Narrator Imogen Heap arrives – quite literally – complete with suitcase. Her relaxed and earthy presence, combined with her breathy, speechy voice, is ideal. There is the slight trace of Björk to her vocalisations, and Ešenvalds heaps-on experimental aspects that suit the Digital Diva well. Later come some spellbinding inter-weavings as Heap speech-sings alongside a vocoded oration from Emma Jones herself (who sadly does not appear to receive her richly-deserved applause well). Only at times do Heap’s freer and looser improvisations not sit quite comfortably enough with the more formulaic choral rounds.

The majority of songs are creamily melodic and a little like Jonathan Dove. The ‘Pedestrians’ section for example is filmic and tends to stage musical idioms. Perhaps it is difficult to escape the essential theatrical aspect of the piece. The relentless drum-kit in ‘Traveller in the Afternoon’ does not add to the composer’s trademark sing-song repetitions. But the best of these songs are not only attractive but genuinely moving and any Londoner can relate to their narrative arc. The chanting of the ‘Workers’ successfully communicate shared knowledge of city life, thanks in no small part to Jones’ uncluttered and unromantic verse that reinstates how “the Devil’s in the details…”

The overall effect is a conceptual pop album à la Kate Bush, stitched together with intermittent narrations rather than woven-through as a whole tapestry. This may be unimportant. We do experience a pleasurably whole picture traversing programmatic themes of journey, time, people and place. The churning, chugging, train-like ‘Parade’ is terrific.

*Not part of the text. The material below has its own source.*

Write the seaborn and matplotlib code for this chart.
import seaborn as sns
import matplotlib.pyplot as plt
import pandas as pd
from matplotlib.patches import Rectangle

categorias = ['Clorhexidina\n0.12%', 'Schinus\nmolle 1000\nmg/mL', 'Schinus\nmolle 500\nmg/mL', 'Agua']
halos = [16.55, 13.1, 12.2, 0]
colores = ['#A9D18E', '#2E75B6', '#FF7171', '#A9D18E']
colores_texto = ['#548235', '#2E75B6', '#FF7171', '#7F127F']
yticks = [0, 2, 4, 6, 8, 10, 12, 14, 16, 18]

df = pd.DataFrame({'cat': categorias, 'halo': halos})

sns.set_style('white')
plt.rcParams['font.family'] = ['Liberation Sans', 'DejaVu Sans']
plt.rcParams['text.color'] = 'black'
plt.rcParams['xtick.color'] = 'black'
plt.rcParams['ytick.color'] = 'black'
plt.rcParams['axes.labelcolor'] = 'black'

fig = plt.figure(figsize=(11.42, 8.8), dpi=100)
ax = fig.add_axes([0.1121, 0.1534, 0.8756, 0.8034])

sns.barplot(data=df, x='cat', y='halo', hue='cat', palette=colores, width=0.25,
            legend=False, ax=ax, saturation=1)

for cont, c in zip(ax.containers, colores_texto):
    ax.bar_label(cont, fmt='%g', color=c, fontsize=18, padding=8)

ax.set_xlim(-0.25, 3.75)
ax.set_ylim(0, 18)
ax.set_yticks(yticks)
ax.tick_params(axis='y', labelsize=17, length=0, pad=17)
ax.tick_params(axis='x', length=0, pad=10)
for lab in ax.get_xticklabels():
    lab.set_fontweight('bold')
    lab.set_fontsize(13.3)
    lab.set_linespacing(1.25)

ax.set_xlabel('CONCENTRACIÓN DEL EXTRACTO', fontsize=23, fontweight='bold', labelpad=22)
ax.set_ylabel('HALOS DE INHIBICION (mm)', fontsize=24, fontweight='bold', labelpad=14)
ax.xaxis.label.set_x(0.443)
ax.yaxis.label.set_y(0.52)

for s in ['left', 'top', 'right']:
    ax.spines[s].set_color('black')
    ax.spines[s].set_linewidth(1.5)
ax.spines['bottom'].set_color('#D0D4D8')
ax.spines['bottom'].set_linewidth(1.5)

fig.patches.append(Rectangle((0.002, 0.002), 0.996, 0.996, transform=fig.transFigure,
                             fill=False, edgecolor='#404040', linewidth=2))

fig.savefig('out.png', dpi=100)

Its subdued, quietening, section prior the ‘Finale’ is extremely effective. This blends into the remaining and merest sounds of audience presence in an immediate reminder of John Cage, and a simultaneous mirror of its subjects, as all choirs again disperse into the space. Ešenvalds would not have done better than to have left us there.

The Roundhouse production and the City of London Sinfonia are faultless. More people should get to experience this and let’s hope it’s re-staged in future. The exceptional choirs who each deserve equal praise were Codetta; Holst Singers; Funky Voices; St Mary’s School Choir; Green Street Blues and the excellent Roundhouse Choir.